Nitrous oxide (N2O) is the third most important greenhouse gas globally. In grazed livestock systems, excreta deposited by grazing animals are the largest source of N2O. Understanding the effect of climate change on N cycling within the plant-soil-animal continuum is critical for future-proofing N2O mitigation strategies for these systems. We describe the impacts of elevated CO2 (eCO(2)), elevated temperatures (eTemp) and elevated or reduced rainfall (eRain or rRain, respectively) on: first, the rates of N cycling processes that produce N2O and second, the amount of urinary N supply as affected by pasture growth and composition, and the N content of the pasture. We use climate change predictions for New Zealand as a case-study example to assess climate change implications for mitigating N2O emissions from grazed grasslands. Climate change effects on soil N processes will most likely result in an increase in nitrification, NH3 volatilisation and denitrification. The effects on mineralisation and N leaching are relatively uncertain.
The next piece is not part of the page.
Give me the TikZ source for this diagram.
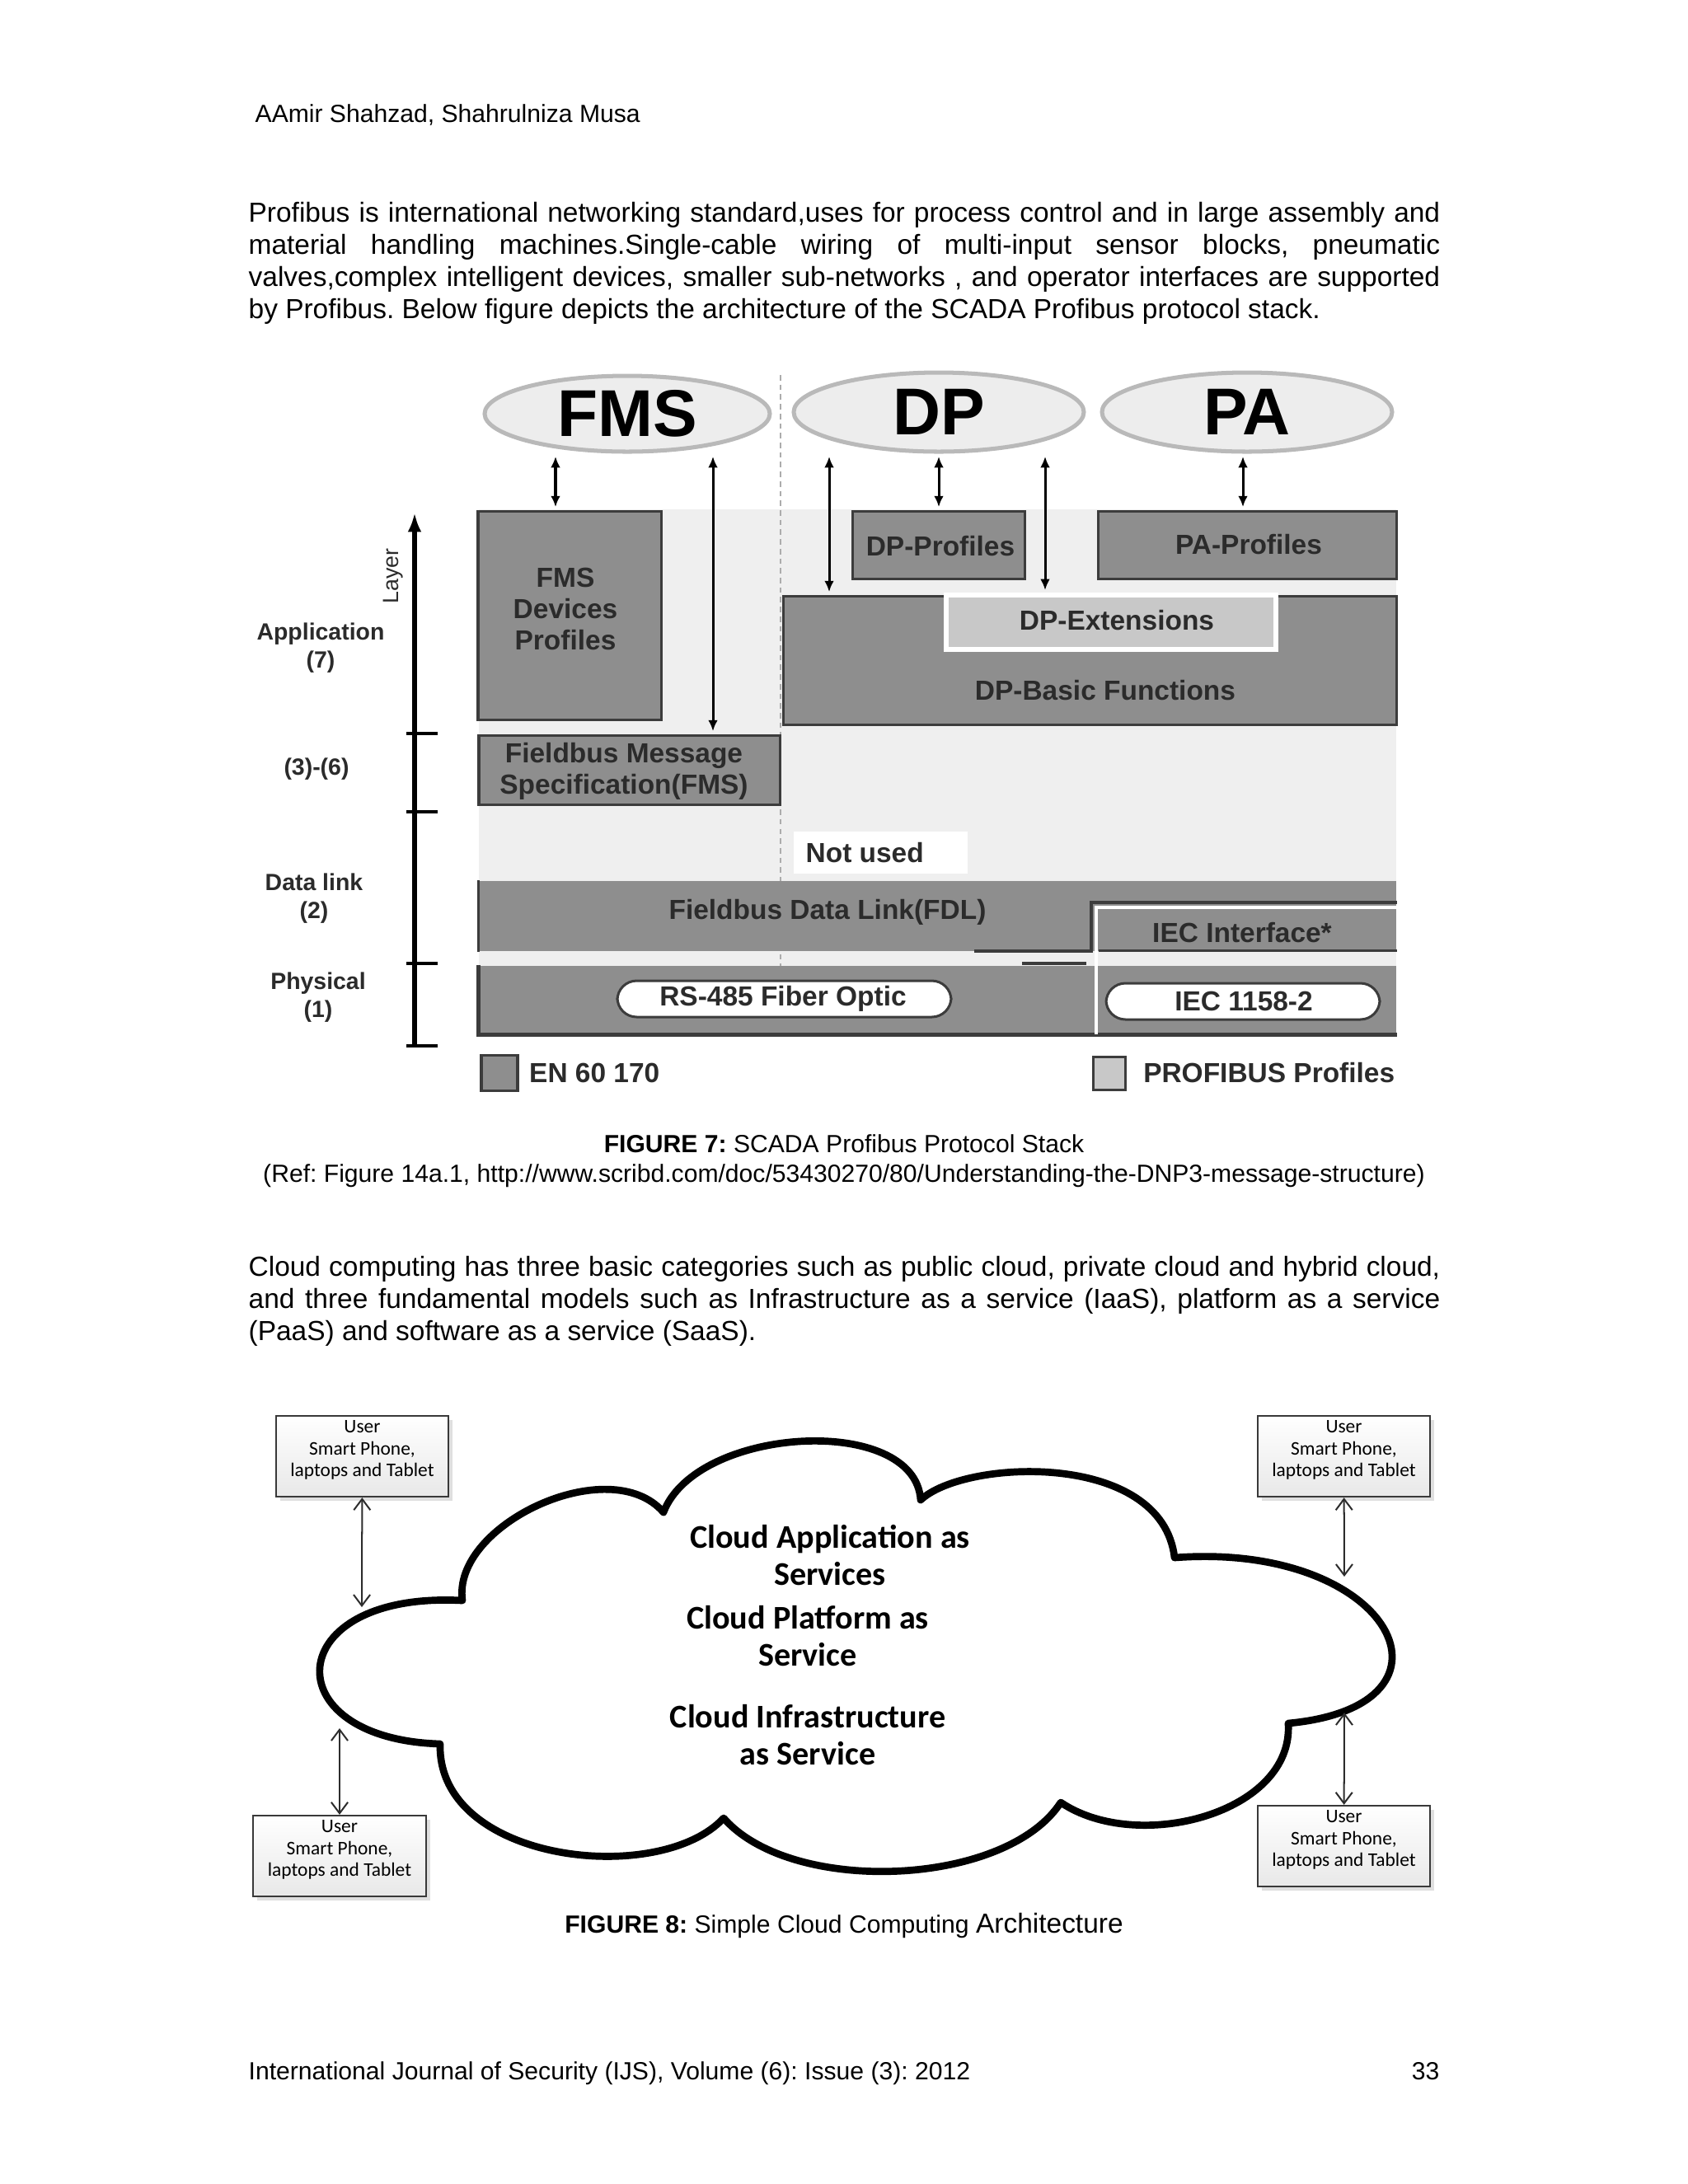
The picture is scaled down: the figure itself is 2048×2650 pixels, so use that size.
\documentclass[tikz,border=0pt]{standalone}
\usepackage{fontspec}
\setmainfont{Liberation Sans}
\newfontfamily\calibrifont{Carlito}
\usepackage{tikz}
\usetikzlibrary{arrows.meta,positioning,fit,shapes.geometric,shadows}
\definecolor{laydark}{HTML}{8E8E8E}
\definecolor{laylight}{HTML}{EFEFEF}
\definecolor{layext}{HTML}{C8C8C8}
\definecolor{layedge}{HTML}{3C3C3C}
\definecolor{laytext}{HTML}{2B2B2B}
\newcommand{\fsz}[2]{\fontsize{#1}{#2}\selectfont}
\newcommand{\pxu}{0.29883pt}
\frenchspacing

\begin{document}
\begin{tikzpicture}[x=0.29883pt, y=-0.29883pt, font=\fsz{10}{11.6},
  para/.style={anchor=north west, inner sep=0pt, text width=432pt, align=justify},
  lay/.style={fill=laydark, draw=layedge, line width=0.9pt, inner sep=0pt},
  ext/.style={fill=layext, draw=white, line width=1.6pt, inner sep=0pt},
  pill/.style={fill=white, draw=layedge, line width=0.9pt, rounded corners=7pt, inner sep=0pt},
  txt/.style={font=\bfseries\fsz{10}{11.4}, text=laytext, align=center, inner sep=0pt},
  lvl/.style={font=\bfseries\fsz{8.5}{10}, text=laytext, align=center, inner sep=0pt},
  proto/.style={ellipse, fill=gray!14, draw=gray!55, line width=1.5pt, inner sep=0pt, font=\bfseries\fsz{24}{24}},
  arr/.style={{Latex[length=4pt,width=3.5pt]}-{Latex[length=4pt,width=3.5pt]}, line width=0.9pt, shorten <=1pt, shorten >=1pt},
  usr/.style={draw=gray!45!black, line width=0.7pt, top color=white, bottom color=gray!18,
    drop shadow={shadow xshift=1.5pt, shadow yshift=-1.5pt, opacity=0.25},
    font=\calibrifont\fsz{7}{7.9}, align=center, inner sep=0pt},
  link/.style={{Straight Barb[length=4pt,width=6pt]}-{Straight Barb[length=4pt,width=6pt]}, draw=gray!35!black, line width=0.6pt},
  svc/.style={font=\calibrifont\bfseries\fsz{12}{13.4}, align=center, inner sep=0pt},
  capt/.style={anchor=base, inner sep=0pt, font=\fsz{9}{11}}]
\fill[white] (0,0) rectangle (2048,2650);
\useasboundingbox (0,0) rectangle (2048,2650);
% page head and text
\node[anchor=base west, inner sep=0pt, font=\fsz{9}{11}] (hdr) at (309,148) {AAmir Shahzad, Shahrulniza Musa};
\node[para] (p1) at (301,245) {Profibus is international networking standard,uses for process control and in large assembly and\linebreak material handling machines.Single-cable wiring of multi-input sensor blocks, pneumatic\linebreak valves,complex intelligent devices, smaller sub-networks , and operator interfaces are supported\linebreak by Profibus. Below figure depicts the architecture of the SCADA Profibus protocol stack.};
% figure 7: protocol stack
\fill[laylight] (581,618) rectangle (1694,1255);
\draw[gray!65, line width=0.8pt, dash pattern=on 2pt off 1.5pt] (947,455) -- (947,1262);
\node[proto, minimum width=346*\pxu, minimum height=92*\pxu] (fms) at (761,502) {FMS};
\node[proto, minimum width=352*\pxu, minimum height=96*\pxu] (dp) at (1139,500) {DP};
\node[proto, minimum width=352*\pxu, minimum height=96*\pxu] (pa) at (1513,500) {PA};
\node[lay, fit={(580,620)(802,873)}] (fmsdev) {};
\node[txt] at (686,739) {FMS\\Devices\\Profiles};
\node[lay, fit={(581,892)(946,976)}] (fmsmsg) {};
\node[txt] at (757,936) {Fieldbus Message\\Specification(FMS)};
\node[lay, fit={(1034,620)(1243,702)}] (dpprof) {};
\node[txt] at (1141,663) {DP-Profiles};
\node[lay, fit={(1332,620)(1694,702)}] (paprof) {};
\node[txt] at (1515,661) {PA-Profiles};
\node[lay, fit={(950,723)(1694,879)}] (dpbasic) {};
\node[txt] at (1341,838) {DP-Basic Functions};
\node[ext, fit={(1148,722)(1548,788)}] (dpext) {};
\node[txt] at (1355,753) {DP-Extensions};
\node[fill=white, inner sep=0pt, fit={(963,1009)(1174,1060)}] (unused) {};
\node[txt, anchor=west] at (977,1035) {Not used};
% lower layers
\node[fill=laydark, inner sep=0pt, fit={(581,1069)(1694,1154)}] (fdl) {};
\node[txt] at (1004,1107) {Fieldbus Data Link(FDL)};
\node[fill=laydark, inner sep=0pt, fit={(581,1172)(1694,1255)}] (phys) {};
\draw[layedge, line width=0.9pt] (fdl.north west) -- (fdl.south west);
\draw[layedge, line width=1.6pt] (phys.north west) -- (phys.south west) -- (phys.south east);
\draw[layedge, line width=1.2pt] (1182,1154) -- (1324,1154) -- (1324,1095) -- (1695,1095);
\draw[white, line width=1.4pt] (1330,1255) -- (1330,1101) -- (1695,1101);
\draw[layedge, line width=1pt] (1240,1169) -- (1318,1169);
\node[inner sep=0pt, fit={(1334,1104)(1694,1153)}] (iecif) {};
\draw[layedge, line width=1pt] (iecif.south west) -- (iecif.south east);
\node[txt] at (1507,1132) {IEC Interface*};
\node[pill, fit={(749,1190)(1154,1234)}] (rs485) {};
\node[txt] at (950,1212) {RS-485 Fiber Optic};
\node[pill, fit={(1342,1193)(1674,1237)}] (iec1158) {};
\node[txt] at (1509,1215) {IEC 1158-2};
% arrows to the profiles
\coordinate (xa) at (674,0);
\coordinate (xb) at (865,0);
\coordinate (xc) at (1006,0);
\coordinate (xd) at (1139,0);
\coordinate (xe) at (1268,0);
\coordinate (xf) at (1508,0);
\draw[arr] (fms.south -| xa) -- (fmsdev.north -| xa);
\draw[arr] (fms.south -| xb) -- (fmsmsg.north -| xb);
\draw[arr] (dp.south -| xc) -- (dpbasic.north -| xc);
\draw[arr] (dp.south -| xd) -- (dpprof.north -| xd);
\draw[arr] (dp.south -| xe) -- (dpext.north -| xe);
\draw[arr] (pa.south -| xf) -- (paprof.north -| xf);
% layer axis
\coordinate (axbot) at (503,1269);
\coordinate (axtop) at (503,622);
\draw[-{Latex[length=7pt,width=5pt]}, line width=1.6pt] (axbot) -- (axtop);
\foreach \yy in {890,985,1169,1269}
  \draw[line width=1.4pt] (493,\yy) -- (531,\yy);
\node[rotate=90, inner sep=0pt, font=\fsz{8}{8}, text=laytext] (laylbl) at (477,699) {Layer};
\node[lvl] (l7) at (389,786) {Application\\(7)};
\node[lvl] (l36) at (384,933) {(3)-(6)};
\node[lvl] (l2) at (381,1090) {Data link\\(2)};
\node[lvl] (l1) at (386,1210) {Physical\\(1)};
% legend
\node[lay, fit={(584,1280)(628,1323)}] (enkey) {};
\node[txt, right=3.6pt of enkey] {EN 60 170};
\node[fill=layext, draw=layedge, line width=0.9pt, inner sep=0pt, fit={(1326,1282)(1365,1322)}] (pbkey) {};
\node[txt, right=6pt of pbkey] {PROFIBUS Profiles};
\node[capt] (cap7) at (1024,1398) {\textbf{FIGURE 7:} SCADA Profibus Protocol Stack};
\node[capt] (ref7) at (1024,1434) {(Ref: Figure 14a.1, http://www.scribd.com/doc/53430270/80/Understanding-the-DNP3-message-structure)};
\node[para] (p2) at (301,1524) {Cloud computing has three basic categories such as public cloud, private cloud and hybrid cloud,\linebreak and three fundamental models such as Infrastructure as a service (IaaS), platform as a service\linebreak (PaaS) and software as a service (SaaS).};
% figure 8: cloud
\draw[line width=2.6pt, line join=round] (561,1942)
  .. controls (548,1850) and (740,1760) .. (805,1835)
  .. controls (845,1730) and (1110,1715) .. (1117,1820)
  .. controls (1170,1770) and (1410,1760) .. (1425,1890)
  .. controls (1690,1870) and (1790,2070) .. (1563,2091)
  .. controls (1570,2200) and (1380,2250) .. (1287,2187)
  .. controls (1220,2290) and (960,2300) .. (878,2206)
  .. controls (800,2290) and (530,2260) .. (534,2116)
  .. controls (330,2110) and (340,1930) .. cycle;
\node[svc] (saas) at (1007,1887) {Cloud Application as\\Services};
\node[svc] (paas) at (980,1985) {Cloud Platform as\\Service};
\node[svc] (iaas) at (980,2105) {Cloud Infrastructure\\as Service};
\node[usr, fit={(335,1718)(544,1816)}] (u1) {User\\Smart Phone,\\laptops and Tablet};
\node[usr, fit={(1526,1718)(1735,1816)}] (u2) {User\\Smart Phone,\\laptops and Tablet};
\node[usr, fit={(307,2203)(517,2301)}] (u3) {User\\Smart Phone,\\laptops and Tablet};
\node[usr, fit={(1526,2191)(1735,2289)}] (u4) {User\\Smart Phone,\\laptops and Tablet};
\coordinate (e1) at (439,1950);
\coordinate (e2) at (1631,1913);
\coordinate (e3) at (412,2097);
\coordinate (e4) at (1631,2078);
\draw[link] (u1) -- (e1);
\draw[link] (u2) -- (e2);
\draw[link] (u3) -- (e3);
\draw[link] (u4) -- (e4);
\node[capt] (cap8) at (1024,2345) {\textbf{FIGURE 8:} Simple Cloud Computing {\fsz{10}{12}Architecture}};
% page foot
\node[anchor=base west, inner sep=0pt, font=\fsz{9}{11}] (ftr) at (301,2523) {International Journal of Security (IJS), Volume (6): Issue (3): 2012};
\node[anchor=base east, inner sep=0pt, font=\fsz{9}{11}] (pgno) at (1747,2523) {33};
\end{tikzpicture}
\end{document}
However, overall N2O emissions are likely to increase in grazed grasslands in New Zealand as a result of primarily eTemp and eRain effects on N cycling process rates. The effects of eCO(2) on net primary production, legume growth and biological N fixation are likely to increase the amount of urine N deposited to pastures in the short term, thus also increasing N2O emissions. Although we are more certain about increased N2O emissions due to the effects on N cycling processes, we are less certain about climate change effects on the size of the urinary N source. Development of future-proof N2O mitigation options will require a detailed understanding of the interactions between CO2 and N fertilisation, C/N ratios and microbial activity and integration of component studies at a field scale to fully understand farm systems' responses to climate change.